### SET TASK
Omit every picture, and retype the lines that run from the beginning of the data below through the line containing "const yTicks = [0, 1, 2, 3, 4, 5];", inclusive.

### SUPPLIED INFORMATION
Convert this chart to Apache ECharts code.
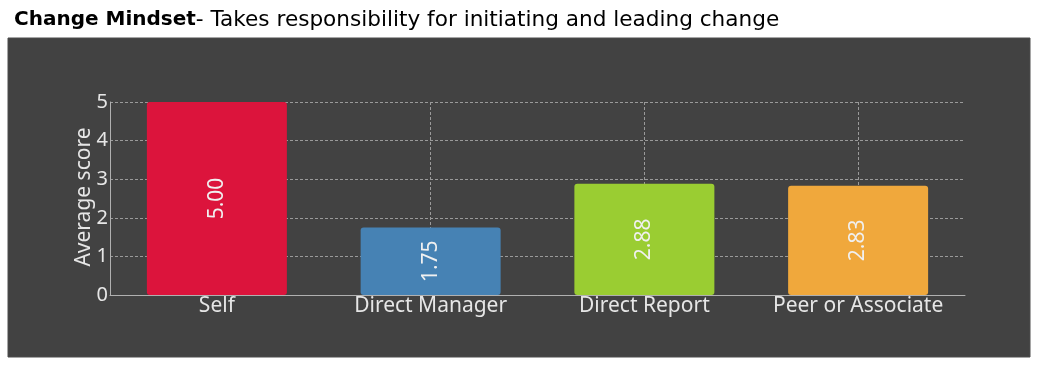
<!DOCTYPE html>
<html>
<head>
<meta charset="utf-8">
<script src="https://cdn.jsdelivr.net/npm/echarts@6/dist/echarts.min.js"></script>
<style>
html,body{margin:0;padding:0;background:#fff;}
#chart{width:1046px;height:369px;}
</style>
</head>
<body>
<div id="chart"></div>
<script>
const categories = ['Self', 'Direct Manager', 'Direct Report', 'Peer or Associate'];
const scores = [5.00, 1.75, 2.88, 2.83];
const yTicks = [0, 1, 2, 3, 4, 5];

const palette = ['#DC143C', '#4682B4', '#9ACD32', '#F0A83C'];
const chart = echarts.init(document.getElementById('chart'), null, {renderer: 'canvas'});
const labelFont = '"Noto Sans", "Open Sans", sans-serif';
const titleFont = '"DejaVu Sans", sans-serif';
chart.setOption({
  animation: false,
  backgroundColor: '#ffffff',
  graphic: [{
    type: 'rect', z: -10, silent: true,
    shape: {x: 8, y: 38, width: 1022, height: 319},
    style: {fill: '#424242', stroke: '#4c4c4c', lineWidth: 1}
  }],
  title: {
    left: 9, top: 4,
    text: '{b|Change Mindset}{r|- Takes responsibility for initiating and leading change}',
    textStyle: {
      rich: {
        b: {fontFamily: titleFont, fontWeight: 'bold', fontSize: 20, color: '#000'},
        r: {fontFamily: titleFont, fontWeight: 'normal', fontSize: 21.6, color: '#000'}
      }
    }
  },
  grid: {left: 110, right: 81, top: 102, bottom: 74},
  xAxis: {
    type: 'category',
    data: categories,
    axisLine: {show: true, lineStyle: {color: '#b0b0b0', width: 1}},
    axisTick: {show: false},
    axisLabel: {color: '#e6e6e6', fontFamily: labelFont, fontSize: 21, margin: 1, interval: 0},
    splitLine: {show: false}
  },
  yAxis: {
    type: 'value',
    min: yTicks[0], max: yTicks[yTicks.length - 1], interval: 1,
    name: 'Average score',
    nameLocation: 'middle',
    nameGap: 15,
    nameMoveOverlap: false,
    nameTextStyle: {color: '#e6e6e6', fontFamily: labelFont, fontSize: 21, padding: [0, 0, 0, 3]},
    axisLine: {show: true, lineStyle: {color: '#b0b0b0', width: 1}},
    axisTick: {show: false},
    axisLabel: {color: '#e6e6e6', fontFamily: labelFont, fontSize: 20, margin: 2},
    splitLine: {show: true, lineStyle: {color: '#9a9a9a', type: [3, 2], width: 1}}
  },
  series: [{
    type: 'bar',
    data: scores,
    barWidth: '65.5%',
    itemStyle: {
      borderRadius: 3,
      color: (p) => palette[p.dataIndex]
    },
    label: {
      show: true,
      position: 'inside',
      rotate: 90,
      color: '#f0f0f0',
      fontFamily: labelFont,
      fontSize: 21,
      formatter: (p) => p.value.toFixed(2)
    },
    markLine: {
      z: 1,
      silent: true,
      symbol: 'none',
      label: {show: false},
      lineStyle: {color: '#9a9a9a', type: [3, 2], width: 1},
      data: categories.map(c => ({xAxis: c}))
    }
  }]
});
</script>
</body>
</html>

### ANSWER TO THE PROBLEM
Convert this chart to Apache ECharts code.
<!DOCTYPE html>
<html>
<head>
<meta charset="utf-8">
<script src="https://cdn.jsdelivr.net/npm/echarts@6/dist/echarts.min.js"></script>
<style>
html,body{margin:0;padding:0;background:#fff;}
#chart{width:1046px;height:369px;}
</style>
</head>
<body>
<div id="chart"></div>
<script>
const categories = ['Self', 'Direct Manager', 'Direct Report', 'Peer or Associate'];
const scores = [5.00, 1.75, 2.88, 2.83];
const yTicks = [0, 1, 2, 3, 4, 5];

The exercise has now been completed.